Well...see, I surprised myself with how much I actually liked!  The funniest part was that I couldn't get the injera right!  As I mentioned, the injera is used to pick-up your food.  It has a spongy-like taste to it.  It came rolled up, almost like a small roll of paper towels.  I kept taking the roll of injera and would dip it into the chickpeas and lentils...well, this didn't pick up much food.  Smiling and sitting next to me as I ate was a beautiful elderly Ethiopian woman who tried to tell me how to eat with the injera.  This beautiful woman spoke very little English and was very soft-spoken.  Well, finally, I think she had enough of trying to tell me and decided to show me.  She took my injera roll, pulled a piece off an then told me to pick up the food...oh!!!  Now, if you really know, then you'd know that normally I would TOTALLY FREAK OUT if someone touched something in my plate...but you know what, the crazy thing was that I was just so grateful for her trying to teach me.  I ate my injera and then ate some more....the right way this time!
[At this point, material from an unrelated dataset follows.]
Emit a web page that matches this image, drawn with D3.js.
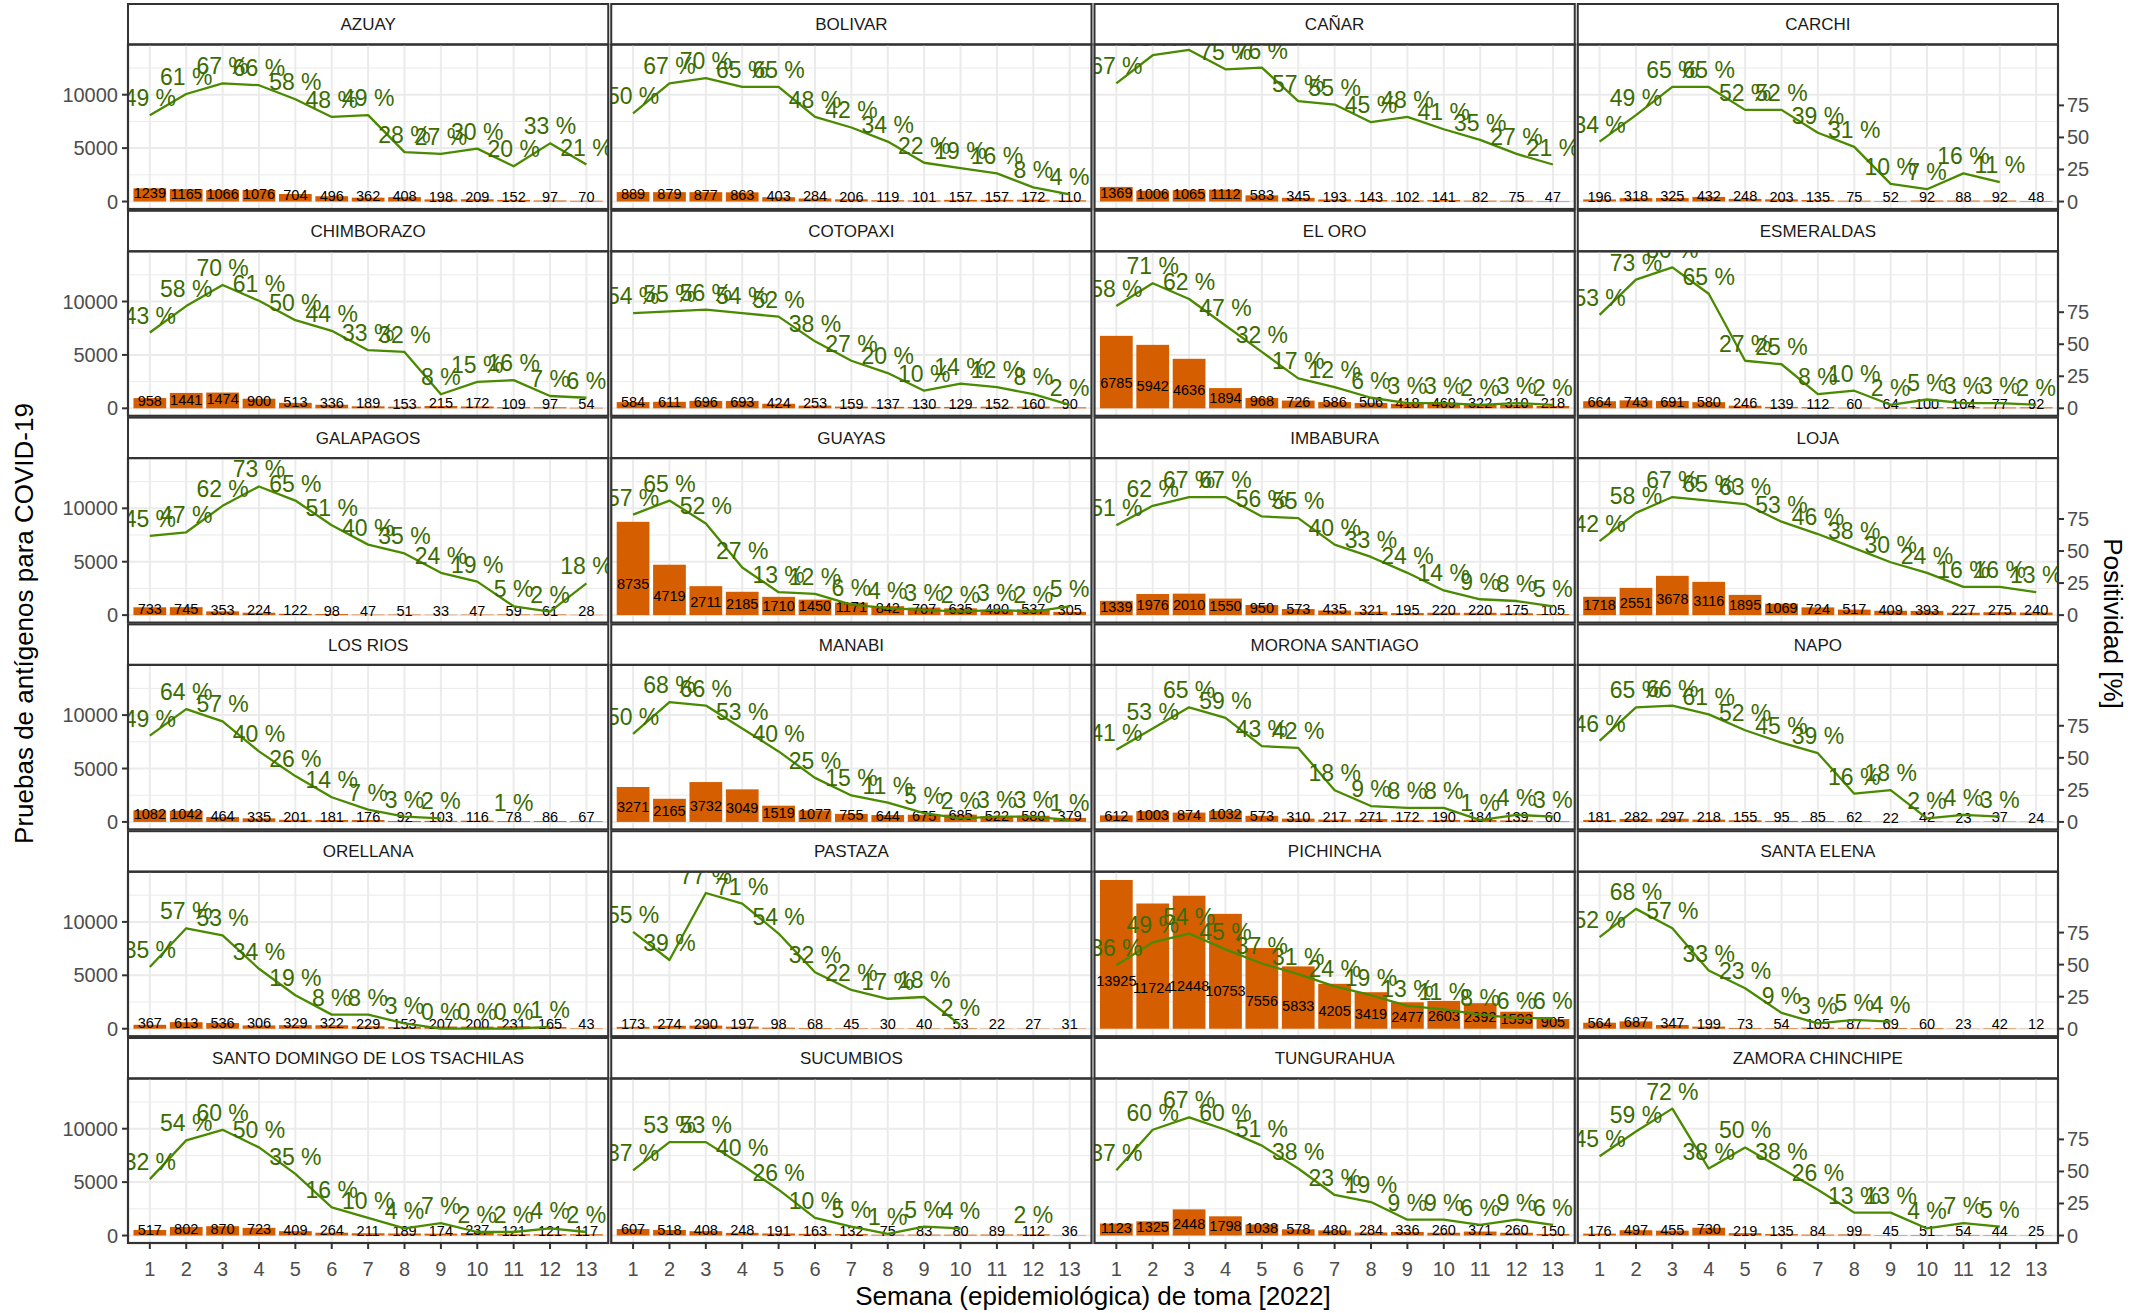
<!DOCTYPE html>
<html>
<head>
<meta charset="utf-8">
<script src="https://cdnjs.cloudflare.com/ajax/libs/d3/7.8.5/d3.min.js"></script>
<style>
  body { margin: 0; background: #fff; }
  svg text { font-family: "Liberation Sans", Arial, Helvetica, sans-serif; }
</style>
</head>
<body>
<svg id="chart"></svg>
<script>
// provinces in facet order (4 columns x 6 rows)
var provincias = ['AZUAY', 'BOLIVAR', 'CAÑAR', 'CARCHI',
    'CHIMBORAZO', 'COTOPAXI', 'EL ORO', 'ESMERALDAS',
    'GALAPAGOS', 'GUAYAS', 'IMBABURA', 'LOJA',
    'LOS RIOS', 'MANABI', 'MORONA SANTIAGO', 'NAPO',
    'ORELLANA', 'PASTAZA', 'PICHINCHA', 'SANTA ELENA',
    'SANTO DOMINGO DE LOS TSACHILAS', 'SUCUMBIOS', 'TUNGURAHUA', 'ZAMORA CHINCHIPE'];

var semanas = [1, 2, 3, 4, 5, 6, 7, 8, 9, 10, 11, 12, 13];

// antigen tests per week
var pruebas = [
    [1239, 1165, 1066, 1076, 704, 496, 362, 408, 198, 209, 152, 97, 70],
    [889, 879, 877, 863, 403, 284, 206, 119, 101, 157, 157, 172, 110],
    [1369, 1006, 1065, 1112, 583, 345, 193, 143, 102, 141, 82, 75, 47],
    [196, 318, 325, 432, 248, 203, 135, 75, 52, 92, 88, 92, 48],
    [958, 1441, 1474, 900, 513, 336, 189, 153, 215, 172, 109, 97, 54],
    [584, 611, 696, 693, 424, 253, 159, 137, 130, 129, 152, 160, 90],
    [6785, 5942, 4636, 1894, 968, 726, 586, 506, 418, 469, 322, 310, 218],
    [664, 743, 691, 580, 246, 139, 112, 60, 64, 100, 104, 77, 92],
    [733, 745, 353, 224, 122, 98, 47, 51, 33, 47, 59, 61, 28],
    [8735, 4719, 2711, 2185, 1710, 1450, 1171, 842, 707, 635, 490, 537, 305],
    [1339, 1976, 2010, 1550, 950, 573, 435, 321, 195, 220, 220, 175, 105],
    [1718, 2551, 3678, 3116, 1895, 1069, 724, 517, 409, 393, 227, 275, 240],
    [1082, 1042, 464, 335, 201, 181, 176, 92, 103, 116, 78, 86, 67],
    [3271, 2165, 3732, 3049, 1519, 1077, 755, 644, 675, 685, 522, 580, 379],
    [612, 1003, 874, 1032, 573, 310, 217, 271, 172, 190, 184, 139, 60],
    [181, 282, 297, 218, 155, 95, 85, 62, 22, 42, 23, 37, 24],
    [367, 613, 536, 306, 329, 322, 229, 153, 207, 200, 231, 165, 43],
    [173, 274, 290, 197, 98, 68, 45, 30, 40, 53, 22, 27, 31],
    [13925, 11724, 12448, 10753, 7556, 5833, 4205, 3419, 2477, 2603, 2392, 1593, 905],
    [564, 687, 347, 199, 73, 54, 105, 87, 69, 60, 23, 42, 12],
    [517, 802, 870, 723, 409, 264, 211, 189, 174, 237, 121, 121, 117],
    [607, 518, 408, 248, 191, 163, 132, 75, 83, 80, 89, 112, 36],
    [1123, 1325, 2448, 1798, 1038, 578, 480, 284, 336, 260, 371, 260, 150],
    [176, 497, 455, 730, 219, 135, 84, 99, 45, 51, 54, 44, 25]
];

// positivity in %, null = no value
var positividad = [
    [49, 61, 67, 66, 58, 48, 49, 28, 27, 30, 20, 33, 21],
    [50, 67, 70, 65, 65, 48, 42, 34, 22, 19, 16, 8, 4],
    [67, 83, 86, 75, 76, 57, 55, 45, 48, 41, 35, 27, 21],
    [34, 49, 65, 65, 52, 52, 39, 31, 10, 7, 16, 11, null],
    [43, 58, 70, 61, 50, 44, 33, 32, 8, 15, 16, 7, 6],
    [54, 55, 56, 54, 52, 38, 27, 20, 10, 14, 12, 8, 2],
    [58, 71, 62, 47, 32, 17, 12, 6, 3, 3, 2, 3, 2],
    [53, 73, 80, 65, 27, 25, 8, 10, 2, 5, 3, 3, 2],
    [45, 47, 62, 73, 65, 51, 40, 35, 24, 19, 5, 2, 18],
    [57, 65, 52, 27, 13, 12, 6, 4, 3, 2, 3, 2, 5],
    [51, 62, 67, 67, 56, 55, 40, 33, 24, 14, 9, 8, 5],
    [42, 58, 67, 65, 63, 53, 46, 38, 30, 24, 16, 16, 13],
    [49, 64, 57, 40, 26, 14, 7, 3, 2, null, 1, null, null],
    [50, 68, 66, 53, 40, 25, 15, 11, 5, 2, 3, 3, 1],
    [41, 53, 65, 59, 43, 42, 18, 9, 8, 8, 1, 4, 3],
    [46, 65, 66, 61, 52, 45, 39, 16, 18, 2, 4, 3, null],
    [35, 57, 53, 34, 19, 8, 8, 3, 0, 0, 0, 1, null],
    [55, 39, 77, 71, 54, 32, 22, 17, 18, 2, null, null, null],
    [36, 49, 54, 45, 37, 31, 24, 19, 13, 11, 8, 6, 6],
    [52, 68, 57, 33, 23, 9, 3, 5, 4, null, null, null, null],
    [32, 54, 60, 50, 35, 16, 10, 4, 7, 2, 2, 4, 2],
    [37, 53, 53, 40, 26, 10, 5, 1, 5, 4, null, 2, null],
    [37, 60, 67, 60, 51, 38, 23, 19, 9, 9, 6, 9, 6],
    [45, 59, 72, 38, 50, 38, 26, 13, 13, 4, 7, 5, null]
];

var ticksPruebas = [0, 5000, 10000];
var minorPruebas = [2500, 7500, 12500];
var ticksPositividad = [0, 25, 50, 75];

(function(d3) {
    var width = 2144,
        height = 1313,
        marginLeft = 128,
        marginRight = 2058,
        marginTop = 4,
        nCol = 4,
        nRow = 6,
        colGap = 3,
        rowGap = 1.8,
        stripH = 40.5,
        panelH = 164.5,
        panelW = (marginRight - marginLeft - colGap * (nCol - 1)) / nCol,
        lineScale = 165,   // the line is drawn with this factor...
        axisScale = 120;   // ...the secondary axis uses this one

    var barColor = '#D55E00',
        lineColor = '#4A8A00',
        pctColor = '#3B6C00',
        gridColor = '#EBEBEB',
        borderColor = '#333333',
        tickText = '#4D4D4D';

    var svg = d3.select('#chart')
        .attr('width', width)
        .attr('height', height);

    svg.append('rect')
        .attr('width', width)
        .attr('height', height)
        .attr('fill', '#fff');

    var x = d3.scaleBand()
        .domain(semanas)
        .range([0, panelW])
        .paddingInner(0.1)
        .paddingOuter(0.15);

    var y = d3.scaleLinear()
        .domain([-700, 14700])
        .range([panelH, 0]);

    function cx(w) { return x(w) + x.bandwidth() / 2; }

    svg.append('defs')
        .append('clipPath')
        .attr('id', 'panel-clip')
        .append('rect')
        .attr('width', panelW)
        .attr('height', panelH);

    provincias.forEach(function(name, i) {
        var col = i % nCol,
            row = Math.floor(i / nCol),
            px = marginLeft + col * (panelW + colGap),
            py = marginTop + row * (stripH + panelH + rowGap) + stripH;

        var data = semanas.map(function(w, j) {
            return { semana: w, n: pruebas[i][j], p: positividad[i][j] };
        });

        var g = svg.append('g')
            .attr('transform', 'translate(' + px + ',' + py + ')');

        // strip
        g.append('rect')
            .attr('x', 0)
            .attr('y', -stripH)
            .attr('width', panelW)
            .attr('height', stripH)
            .attr('fill', '#fff')
            .attr('stroke', borderColor)
            .attr('stroke-width', 2);

        g.append('text')
            .attr('x', panelW / 2)
            .attr('y', -stripH / 2 + 6)
            .attr('text-anchor', 'middle')
            .attr('font-size', 17)
            .attr('fill', '#1A1A1A')
            .text(name);

        // grid
        g.selectAll('.minor')
            .data(minorPruebas)
            .enter().append('line')
            .attr('x1', 0).attr('x2', panelW)
            .attr('y1', y).attr('y2', y)
            .attr('stroke', gridColor)
            .attr('stroke-width', 1);

        g.selectAll('.major')
            .data(ticksPruebas)
            .enter().append('line')
            .attr('x1', 0).attr('x2', panelW)
            .attr('y1', y).attr('y2', y)
            .attr('stroke', gridColor)
            .attr('stroke-width', 2);

        g.selectAll('.vgrid')
            .data(semanas)
            .enter().append('line')
            .attr('x1', cx).attr('x2', cx)
            .attr('y1', 0).attr('y2', panelH)
            .attr('stroke', gridColor)
            .attr('stroke-width', 2);

        var inner = g.append('g')
            .attr('clip-path', 'url(#panel-clip)');

        inner.selectAll('.bar')
            .data(data)
            .enter().append('rect')
            .attr('x', function(d) { return x(d.semana); })
            .attr('width', x.bandwidth())
            .attr('y', function(d) { return y(d.n); })
            .attr('height', function(d) { return y(0) - y(d.n); })
            .attr('fill', barColor);

        inner.selectAll('.nlabel')
            .data(data)
            .enter().append('text')
            .attr('x', function(d) { return cx(d.semana); })
            .attr('y', function(d) { return y(d.n * 0.29) + 0.7; })
            .attr('text-anchor', 'middle')
            .attr('font-size', 14.5)
            .attr('fill', '#000')
            .text(function(d) { return d.n; });

        var line = d3.line()
            .defined(function(d) { return d.p != null; })
            .x(function(d) { return cx(d.semana); })
            .y(function(d) { return y(d.p * lineScale); });

        inner.append('path')
            .datum(data)
            .attr('d', line)
            .attr('fill', 'none')
            .attr('stroke', lineColor)
            .attr('stroke-width', 2.3)
            .attr('stroke-linejoin', 'round');

        inner.selectAll('.plabel')
            .data(data.filter(function(d) { return d.p != null; }))
            .enter().append('text')
            .attr('x', function(d) { return cx(d.semana); })
            .attr('y', function(d) { return y(d.p * lineScale) - 9; })
            .attr('text-anchor', 'middle')
            .attr('font-size', 23)
            .attr('fill', pctColor)
            .text(function(d) { return d.p + ' %'; });

        // border
        g.append('rect')
            .attr('width', panelW)
            .attr('height', panelH)
            .attr('fill', 'none')
            .attr('stroke', borderColor)
            .attr('stroke-width', 2.2);

        // left axis
        if (col === 0) {
            var la = g.append('g');
            la.selectAll('line')
                .data(ticksPruebas)
                .enter().append('line')
                .attr('x1', -6).attr('x2', 0)
                .attr('y1', y).attr('y2', y)
                .attr('stroke', borderColor)
                .attr('stroke-width', 2);
            la.selectAll('text')
                .data(ticksPruebas)
                .enter().append('text')
                .attr('x', -10)
                .attr('y', function(d) { return y(d) + 7; })
                .attr('text-anchor', 'end')
                .attr('font-size', 20)
                .attr('fill', tickText)
                .text(function(d) { return d; });
        }

        // right axis (secondary)
        if (col === nCol - 1) {
            var ra = g.append('g');
            ra.selectAll('line')
                .data(ticksPositividad)
                .enter().append('line')
                .attr('x1', panelW).attr('x2', panelW + 6)
                .attr('y1', function(d) { return y(d * axisScale); })
                .attr('y2', function(d) { return y(d * axisScale); })
                .attr('stroke', borderColor)
                .attr('stroke-width', 2);
            ra.selectAll('text')
                .data(ticksPositividad)
                .enter().append('text')
                .attr('x', panelW + 9)
                .attr('y', function(d) { return y(d * axisScale) + 7; })
                .attr('text-anchor', 'start')
                .attr('font-size', 20)
                .attr('fill', tickText)
                .text(function(d) { return d; });
        }

        // bottom axis
        if (row === nRow - 1) {
            var ba = g.append('g');
            ba.selectAll('line')
                .data(semanas)
                .enter().append('line')
                .attr('x1', cx).attr('x2', cx)
                .attr('y1', panelH).attr('y2', panelH + 6)
                .attr('stroke', borderColor)
                .attr('stroke-width', 2);
            ba.selectAll('text')
                .data(semanas)
                .enter().append('text')
                .attr('x', cx)
                .attr('y', panelH + 33)
                .attr('text-anchor', 'middle')
                .attr('font-size', 20)
                .attr('fill', tickText)
                .text(function(d) { return d; });
        }
    });

    var midY = (2 * marginTop + nRow * (stripH + panelH) + (nRow - 1) * rowGap) / 2;

    svg.append('text')
        .attr('transform', 'translate(33,' + midY + ') rotate(-90)')
        .attr('text-anchor', 'middle')
        .attr('font-size', 26)
        .attr('fill', '#000')
        .text('Pruebas de antígenos para COVID-19');

    svg.append('text')
        .attr('transform', 'translate(2104,' + midY + ') rotate(90)')
        .attr('text-anchor', 'middle')
        .attr('font-size', 26)
        .attr('fill', '#000')
        .text('Positividad [%]');

    svg.append('text')
        .attr('x', (marginLeft + marginRight) / 2)
        .attr('y', 1305)
        .attr('text-anchor', 'middle')
        .attr('font-size', 26)
        .attr('fill', '#000')
        .text('Semana (epidemiológica) de toma [2022]');
})(d3);
</script>
</body>
</html>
At the close of the event, there was a coffee ceremony; however, it wasn't the elaborate ceremony that I was expecting and hope to experience when we go over to Ethiopia to pick up our daughter.  (Stay tuned because I'm really hoping that before that time, we'll be able to host one at a venue...you don't want to miss it!  Ethiopian coffee is considered by many to be the BEST coffee.)  Yesterday's coffee ceremony was just a demonstration of the pouring of the coffee and sharing it with the guests. 

There was definitely plenty of laughter, sharing, eating, and dancing that I don't want to forget. To share my experience from yesterday, I captured a few photos and put it to a video.  The man dancing is Mekbib.  He and another Ethiopian guest decided to play a little by demonstrating a bit of Ethiopian dancing...it was fun.  Meseret is sitting with Mekbib in the first photo.   You'll see me holding my yummy plate.  You'll also get an opportunity to see some of this couple's phenomenal art work.  Enjoy!


Shawn said...

Sounded like a fun event! How are you?

Tracy said...

that is hilarious about your injera. Sweety, not trying to make you feel bad but I took my 7 year old and he downed a plate full! As far as someone touching your food - another fun fact - they have a tradition called 'gusha' where you feed the person eating with you to show your love. As in your hubs, your kids, a close friend. Just more fingers on that injera!!!

Michelle said...

Hi Shawn! I'm doing great. I actually have a sippy cup for Morgan that I need to send to you. I think I bought it while you guys were in Ethiopia. How are you adjusting to mommy-hood? Are you back at work?

Michelle said...

Tracy: I am such a little chicken with food. That is too funny that baby boy killed me in the food department. I promise, I'll get better! (smile) Where did you guys go?

Eve said...

Good looking food, awesome art, and Jamming music!!